The group's next single, "Could This Be Magic", also written by Blandon, was another pop hit, rising to #23 later in 1957 and becoming recognized over the years as a doo-wop classic. This success landed the group a spot on an Alan Freed package and they toured extensively in the U.S. and Canada.

However, subsequent singles from the group were less successful and, in November 1958 the group decided to split up, disappointed over their meagre earnings. Blandon joined The Vocaleers (who had previously had a 1953 hit, "Is It A Dream"), and the other members found jobs outside the music industry.
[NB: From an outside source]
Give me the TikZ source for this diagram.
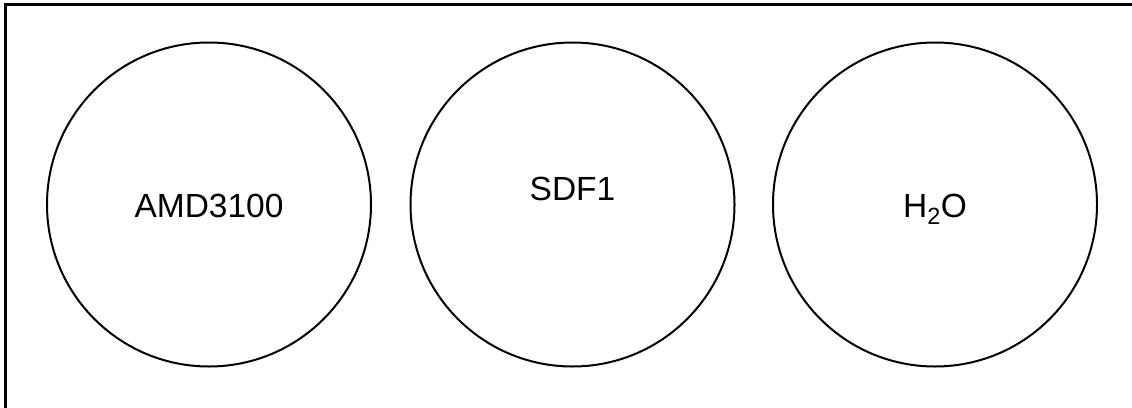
\documentclass[tikz,border=0pt]{standalone}
\usepackage{fontspec}
\setmainfont{Liberation Sans}
\begin{document}
\begin{tikzpicture}[x=1pt,y=-1pt,
  well/.style={circle, draw=black, line width=2pt, minimum size=324pt, inner sep=0pt,
    text height=25pt, text depth=0pt,
    font=\fontsize{33.5}{40}\selectfont},
  raised/.style={text depth=34pt}]
  \useasboundingbox (0,0) rectangle (1132,407);
  % frame (top and left edges)
  \draw[line width=2.5pt] (5.5,420) -- (5.5,4.5) -- (1145,4.5);
  % sample wells
  \node[well] (amd) at (209,204.5) {AMD3100};
  \node[well, raised] (sdf) at (572.5,204.5) {SDF1};
  \node[well] (water) at (935,204.5) {H\textsubscript{2}O};
\end{tikzpicture}
\end{document}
==Later versions of the group==
In July 1959, some eight months after its initial release, "Chapel of Dreams" was reissued and rose to #74 on the charts. To build on its relative success, Blandon left the Vocaleers and reformed The Dubs with Miller, Grate and Carlisle. Cleveland Still, then working as a shipping clerk, did not return, and was replaced by Cordell Brown. The group signed again with ABC-Paramount, and recorded a string of singles over the next two years. In 1962, Still temporarily returned to replace Brown, and the group recorded for several labels, including Josie for one side of a split album with The Shells, The Dubs Meet the Shells.

Richard Blandon kept the group active during the 1960s, often re-recording their old hits. By 1971 the group was a trio comprising Blandon, Still, and tenor Kirk Harris, and in 1973 they added baritone Dave Shelley.

In the mid 1980s the partnership between Blandon and Still ended, with each forming their own version of The Dubs. Still's group included lead Leslie Anderson, Bernard Jones, John "Spider" Truesdale and Stephen Brown.

Blandon's group included Harris, Jay McKnight, and Kenny White; by 1990, Harris and White had left and been replaced by Danny Foy, Michael Smith, and Doretha Gills. After Richard Blandon died in 1991, his brother, Darryll, took over the lead. The group with Darryl recorded an album, The Magic is Back, in 1997. McKnight later joined Norman Fox & The Rob-Roys.

Stephen Brown died in 1989. John "Spider" Truesdale died in 2017, and Bernard "BJ" Jones died between 2018 and 2021.